Re: [PATCH] Re: Move of input drivers, some word needed from you

From: tytso@valinux.com
Date: Tue Aug 22 2000 - 10:21:09 EST


   From: David Woodhouse <dwmw2@infradead.org>

   The problem is that if you start to decouple the chipset driver from the
   code which knows how to access the chip, you end up with lots of horrible
   indirect function calls in the inner loops. This isn't really going to help
   improve performance - and the serial driver has one of the biggest problems
   w.r.t latency already.

The serial driver uses inline functions with explicit case statements,
and before you condemn such tactics, I suggest you actually benchmark
things. As long as everything is in cache (as it is for any tight
loops), given modern CPU's with call stacks, even indirect function
calls are pretty much cheap compared to the time it takes for characters
to arrive. Certainly the amount of time it takes to execute the case
statement is very, very, small compared to the time it takes to do any
kind of serial I/O operation. (Remember, CPU's have been getting faster
and faster; serial speeds have stayed pretty much the same, or have at
most doubled or quadroupled over the past decade.)

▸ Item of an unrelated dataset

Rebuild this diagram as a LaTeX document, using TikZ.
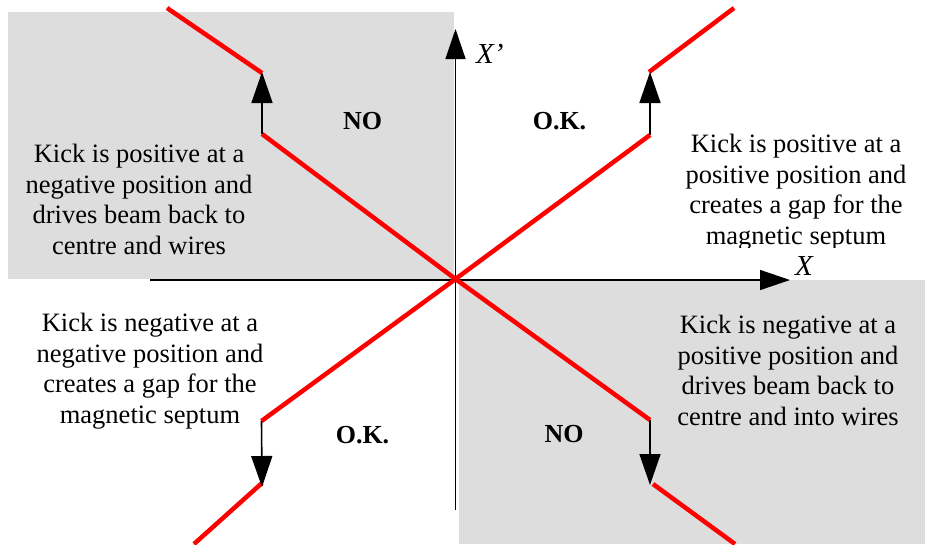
\documentclass[tikz,border=0pt]{standalone}
\usepackage{fontspec}
\setmainfont{Liberation Serif}
\usetikzlibrary{arrows.meta}
\definecolor{panelgray}{RGB}{221,221,221}
\tikzset{
  panel/.style={fill=panelgray,draw=none},
  axis/.style={line width=1.4pt,-{Triangle[length=30pt,width=20pt]}},
  kick/.style={line width=1.6pt,-{Triangle[length=31pt,width=21pt]}},
  beam/.style={red,line width=4.5pt},
  desc/.style={align=center,inner sep=0pt,anchor=base,font=\fontsize{26.5}{30.5}\selectfont},
  verdict/.style={inner sep=0pt,anchor=base,font=\fontsize{26}{30}\selectfont\bfseries},
  axlabel/.style={inner sep=0pt,anchor=base west,font=\fontsize{29}{30}\selectfont\itshape}
}
\begin{document}
\begin{tikzpicture}[x=1pt,y=-1pt]
\useasboundingbox (0,0) rectangle (925,544);
% panels
\fill[panel] (8,12) rectangle (454,279);
\fill[panel] (459,280) rectangle (925,544);
% text blocks (anchored at the baseline of their last line)
\node[desc] (tl) at (139,254) {Kick is positive at a\\negative position and\\drives beam back to\\centre and wires};
\begin{scope}
\clip (600,100) rectangle (925,247);
\node[desc] (tr) at (796,244) {Kick is positive at a\\positive position and\\creates a gap for the\\magnetic septum};
\end{scope}
\node[desc] (bl) at (150,423) {Kick is negative at a\\negative position and\\creates a gap for the\\magnetic septum};
\node[desc] (br) at (788,425) {Kick is negative at a\\positive position and\\drives beam back to\\centre and into wires};
% verdict labels
\node[verdict] (no1) at (362.5,129) {NO};
\node[verdict] (ok1) at (559.5,129) {O.K.};
\node[verdict] (ok2) at (362.5,443) {O.K.};
\node[verdict] (no2) at (564,442) {NO};
% axes
\coordinate (xs) at (150,280);
\coordinate (xe) at (790,280);
\coordinate (ys) at (455.5,510);
\coordinate (ye) at (455.5,29);
\draw[axis] (xs) -- (xe);
\draw[axis] (ys) -- (ye);
\node[axlabel] (xl) at (795,275) {X};
\node[axlabel] (ypl) at (476,63) {X’};
% beam points
\coordinate (c) at (455.5,279);
\coordinate (tla) at (262,134);
\coordinate (tlb) at (262,73);
\coordinate (tlc) at (167,8);
\coordinate (tra) at (650,135);
\coordinate (trb) at (649,72);
\coordinate (trc) at (734,8);
\coordinate (bla) at (261.5,421);
\coordinate (blb) at (262,483);
\coordinate (blc) at (194,544);
\coordinate (bra) at (650,420);
\coordinate (brb) at (653,484);
\coordinate (brc) at (735,544);
% beam lines
\draw[beam] (tla) -- (c) -- (tra);
\draw[beam] (bla) -- (c) -- (bra);
\draw[beam] (tlb) -- (tlc);
\draw[beam] (trb) -- (trc);
\draw[beam] (blb) -- (blc);
\draw[beam] (brb) -- (brc);
% kicks
\draw[kick] (tla) -- (262,72);
\draw[kick] (tra) -- (650,72);
\draw[kick] (bla) -- (262,487);
\draw[kick] (bra) -- (650,485);
\end{tikzpicture}
\end{document}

Jim Gettys has a wonderful explanation of this effect in the X server.
It turns out that with branch predictions and the relative speed of CPU
vs. memory changing over the past decade, loop unrolling is pretty much
pointless. In fact, by eliminating all instances of Duff's Device from
the XFree86 4.0 server, the server shrunk in size by _half_ _a_
_megabyte_ (!!!), and was faster to boot, because the elimination of all
that excess code meant that the X server wasn't thrashing the cache
lines as much.

The bottom line is that our intuitive assumptions of what's fast and
what isn't can often be wrong, especially given how much CPU's have
changed over the past couple of years. For example, Rusty and I have
talked about this issue, and we have a sneaking suspicion that many of
the inline functions (yes, including in the serial driver) can and
should go away, and be turned into normal functions, for similar
reasons. Essentially, compared to cache misses, you can execute a
*large* number of instructions for "free".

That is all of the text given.